> [REQUIRED WORK]: Your task is to give the listing below back word for word, pictures excluded.

○ ○ ○ ○

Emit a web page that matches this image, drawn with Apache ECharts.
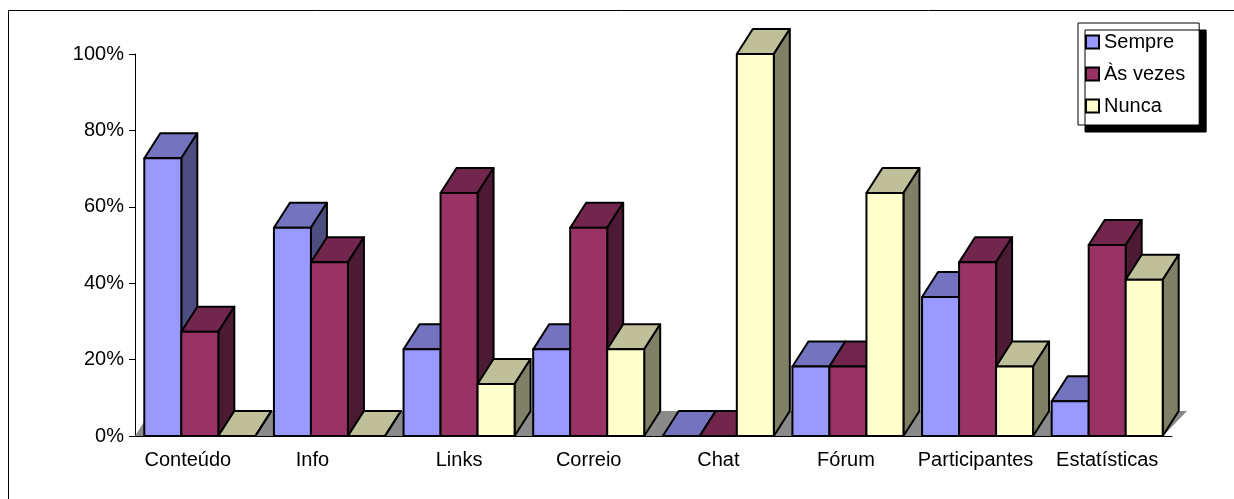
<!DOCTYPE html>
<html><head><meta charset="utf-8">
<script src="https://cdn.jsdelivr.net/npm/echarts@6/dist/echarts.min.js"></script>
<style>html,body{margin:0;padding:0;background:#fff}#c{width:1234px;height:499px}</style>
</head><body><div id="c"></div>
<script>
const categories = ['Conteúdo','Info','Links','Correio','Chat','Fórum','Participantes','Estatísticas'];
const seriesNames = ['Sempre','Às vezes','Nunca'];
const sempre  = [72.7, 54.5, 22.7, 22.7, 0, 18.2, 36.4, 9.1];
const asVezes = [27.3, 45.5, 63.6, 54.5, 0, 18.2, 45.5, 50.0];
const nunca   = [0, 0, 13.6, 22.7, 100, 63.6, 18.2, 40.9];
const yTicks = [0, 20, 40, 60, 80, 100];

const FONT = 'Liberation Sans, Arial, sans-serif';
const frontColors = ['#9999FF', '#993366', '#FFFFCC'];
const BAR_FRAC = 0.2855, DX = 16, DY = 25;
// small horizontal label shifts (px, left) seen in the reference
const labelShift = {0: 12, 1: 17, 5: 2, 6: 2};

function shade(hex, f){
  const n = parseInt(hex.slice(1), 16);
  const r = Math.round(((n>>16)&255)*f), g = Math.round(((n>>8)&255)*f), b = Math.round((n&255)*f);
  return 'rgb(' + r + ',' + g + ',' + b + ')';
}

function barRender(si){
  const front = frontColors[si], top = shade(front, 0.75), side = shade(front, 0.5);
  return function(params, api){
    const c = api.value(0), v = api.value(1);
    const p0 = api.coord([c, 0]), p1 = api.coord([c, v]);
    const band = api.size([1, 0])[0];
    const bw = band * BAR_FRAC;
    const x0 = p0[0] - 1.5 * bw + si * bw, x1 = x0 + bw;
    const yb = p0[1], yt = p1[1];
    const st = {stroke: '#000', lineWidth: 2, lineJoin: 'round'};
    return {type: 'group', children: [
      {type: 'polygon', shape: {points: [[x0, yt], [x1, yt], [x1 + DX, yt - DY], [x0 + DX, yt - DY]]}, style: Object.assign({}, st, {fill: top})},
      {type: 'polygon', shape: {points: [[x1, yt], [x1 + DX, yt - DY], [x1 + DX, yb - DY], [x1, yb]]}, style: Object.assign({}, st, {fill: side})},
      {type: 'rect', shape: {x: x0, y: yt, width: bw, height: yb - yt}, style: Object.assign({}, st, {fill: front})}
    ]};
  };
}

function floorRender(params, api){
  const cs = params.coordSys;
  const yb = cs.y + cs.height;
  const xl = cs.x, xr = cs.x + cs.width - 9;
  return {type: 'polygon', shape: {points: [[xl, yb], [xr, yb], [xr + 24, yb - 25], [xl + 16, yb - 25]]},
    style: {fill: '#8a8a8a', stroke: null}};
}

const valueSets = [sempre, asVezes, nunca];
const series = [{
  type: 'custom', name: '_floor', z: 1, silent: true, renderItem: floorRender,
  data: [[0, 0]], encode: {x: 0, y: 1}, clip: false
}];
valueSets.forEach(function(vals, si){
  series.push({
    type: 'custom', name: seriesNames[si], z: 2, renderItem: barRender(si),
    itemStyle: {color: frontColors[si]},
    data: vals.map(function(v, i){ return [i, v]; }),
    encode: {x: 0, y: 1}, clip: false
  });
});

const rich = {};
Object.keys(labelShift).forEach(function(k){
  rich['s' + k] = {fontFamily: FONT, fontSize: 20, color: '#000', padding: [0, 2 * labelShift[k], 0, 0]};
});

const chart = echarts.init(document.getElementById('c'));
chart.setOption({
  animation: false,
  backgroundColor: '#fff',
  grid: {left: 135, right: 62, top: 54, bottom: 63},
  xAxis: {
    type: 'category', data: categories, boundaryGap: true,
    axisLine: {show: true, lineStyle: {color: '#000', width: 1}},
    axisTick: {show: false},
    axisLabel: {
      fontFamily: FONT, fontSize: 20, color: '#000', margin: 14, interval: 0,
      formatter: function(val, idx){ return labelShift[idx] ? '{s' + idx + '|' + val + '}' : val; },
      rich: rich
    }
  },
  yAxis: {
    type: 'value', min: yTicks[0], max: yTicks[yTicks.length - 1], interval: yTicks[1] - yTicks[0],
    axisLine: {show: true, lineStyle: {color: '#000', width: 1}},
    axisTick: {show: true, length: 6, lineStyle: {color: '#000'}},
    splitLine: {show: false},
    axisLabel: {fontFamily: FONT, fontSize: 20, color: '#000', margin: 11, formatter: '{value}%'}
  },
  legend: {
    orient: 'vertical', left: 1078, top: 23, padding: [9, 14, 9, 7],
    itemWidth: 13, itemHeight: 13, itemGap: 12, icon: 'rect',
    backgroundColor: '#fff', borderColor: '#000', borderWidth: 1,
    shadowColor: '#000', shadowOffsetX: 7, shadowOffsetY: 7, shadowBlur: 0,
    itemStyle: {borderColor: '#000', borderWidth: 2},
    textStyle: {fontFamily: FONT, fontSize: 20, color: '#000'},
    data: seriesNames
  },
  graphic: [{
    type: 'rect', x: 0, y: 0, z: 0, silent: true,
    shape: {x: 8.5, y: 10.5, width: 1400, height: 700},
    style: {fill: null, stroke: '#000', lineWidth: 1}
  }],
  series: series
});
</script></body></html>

○ ○ ○ ○

> [TASK ANSWER]:
Emit a web page that matches this image, drawn with Apache ECharts.
<!DOCTYPE html>
<html><head><meta charset="utf-8">
<script src="https://cdn.jsdelivr.net/npm/echarts@6/dist/echarts.min.js"></script>
<style>html,body{margin:0;padding:0;background:#fff}#c{width:1234px;height:499px}</style>
</head><body><div id="c"></div>
<script>
const categories = ['Conteúdo','Info','Links','Correio','Chat','Fórum','Participantes','Estatísticas'];
const seriesNames = ['Sempre','Às vezes','Nunca'];
const sempre  = [72.7, 54.5, 22.7, 22.7, 0, 18.2, 36.4, 9.1];
const asVezes = [27.3, 45.5, 63.6, 54.5, 0, 18.2, 45.5, 50.0];
const nunca   = [0, 0, 13.6, 22.7, 100, 63.6, 18.2, 40.9];
const yTicks = [0, 20, 40, 60, 80, 100];

const FONT = 'Liberation Sans, Arial, sans-serif';
const frontColors = ['#9999FF', '#993366', '#FFFFCC'];
const BAR_FRAC = 0.2855, DX = 16, DY = 25;
// small horizontal label shifts (px, left) seen in the reference
const labelShift = {0: 12, 1: 17, 5: 2, 6: 2};

function shade(hex, f){
  const n = parseInt(hex.slice(1), 16);
  const r = Math.round(((n>>16)&255)*f), g = Math.round(((n>>8)&255)*f), b = Math.round((n&255)*f);
  return 'rgb(' + r + ',' + g + ',' + b + ')';
}

function barRender(si){
  const front = frontColors[si], top = shade(front, 0.75), side = shade(front, 0.5);
  return function(params, api){
    const c = api.value(0), v = api.value(1);
    const p0 = api.coord([c, 0]), p1 = api.coord([c, v]);
    const band = api.size([1, 0])[0];
    const bw = band * BAR_FRAC;
    const x0 = p0[0] - 1.5 * bw + si * bw, x1 = x0 + bw;
    const yb = p0[1], yt = p1[1];
    const st = {stroke: '#000', lineWidth: 2, lineJoin: 'round'};
    return {type: 'group', children: [
      {type: 'polygon', shape: {points: [[x0, yt], [x1, yt], [x1 + DX, yt - DY], [x0 + DX, yt - DY]]}, style: Object.assign({}, st, {fill: top})},
      {type: 'polygon', shape: {points: [[x1, yt], [x1 + DX, yt - DY], [x1 + DX, yb - DY], [x1, yb]]}, style: Object.assign({}, st, {fill: side})},
      {type: 'rect', shape: {x: x0, y: yt, width: bw, height: yb - yt}, style: Object.assign({}, st, {fill: front})}
    ]};
  };
}

function floorRender(params, api){
  const cs = params.coordSys;
  const yb = cs.y + cs.height;
  const xl = cs.x, xr = cs.x + cs.width - 9;
  return {type: 'polygon', shape: {points: [[xl, yb], [xr, yb], [xr + 24, yb - 25], [xl + 16, yb - 25]]},
    style: {fill: '#8a8a8a', stroke: null}};
}

const valueSets = [sempre, asVezes, nunca];
const series = [{
  type: 'custom', name: '_floor', z: 1, silent: true, renderItem: floorRender,
  data: [[0, 0]], encode: {x: 0, y: 1}, clip: false
}];
valueSets.forEach(function(vals, si){
  series.push({
    type: 'custom', name: seriesNames[si], z: 2, renderItem: barRender(si),
    itemStyle: {color: frontColors[si]},
    data: vals.map(function(v, i){ return [i, v]; }),
    encode: {x: 0, y: 1}, clip: false
  });
});

const rich = {};
Object.keys(labelShift).forEach(function(k){
  rich['s' + k] = {fontFamily: FONT, fontSize: 20, color: '#000', padding: [0, 2 * labelShift[k], 0, 0]};
});

const chart = echarts.init(document.getElementById('c'));
chart.setOption({
  animation: false,
  backgroundColor: '#fff',
  grid: {left: 135, right: 62, top: 54, bottom: 63},
  xAxis: {
    type: 'category', data: categories, boundaryGap: true,
    axisLine: {show: true, lineStyle: {color: '#000', width: 1}},
    axisTick: {show: false},
    axisLabel: {
      fontFamily: FONT, fontSize: 20, color: '#000', margin: 14, interval: 0,
      formatter: function(val, idx){ return labelShift[idx] ? '{s' + idx + '|' + val + '}' : val; },
      rich: rich
    }
  },
  yAxis: {
    type: 'value', min: yTicks[0], max: yTicks[yTicks.length - 1], interval: yTicks[1] - yTicks[0],
    axisLine: {show: true, lineStyle: {color: '#000', width: 1}},
    axisTick: {show: true, length: 6, lineStyle: {color: '#000'}},
    splitLine: {show: false},
    axisLabel: {fontFamily: FONT, fontSize: 20, color: '#000', margin: 11, formatter: '{value}%'}
  },
  legend: {
    orient: 'vertical', left: 1078, top: 23, padding: [9, 14, 9, 7],
    itemWidth: 13, itemHeight: 13, itemGap: 12, icon: 'rect',
    backgroundColor: '#fff', borderColor: '#000', borderWidth: 1,
    shadowColor: '#000', shadowOffsetX: 7, shadowOffsetY: 7, shadowBlur: 0,
    itemStyle: {borderColor: '#000', borderWidth: 2},
    textStyle: {fontFamily: FONT, fontSize: 20, color: '#000'},
    data: seriesNames
  },
  graphic: [{
    type: 'rect', x: 0, y: 0, z: 0, silent: true,
    shape: {x: 8.5, y: 10.5, width: 1400, height: 700},
    style: {fill: null, stroke: '#000', lineWidth: 1}
  }],
  series: series
});
</script></body></html>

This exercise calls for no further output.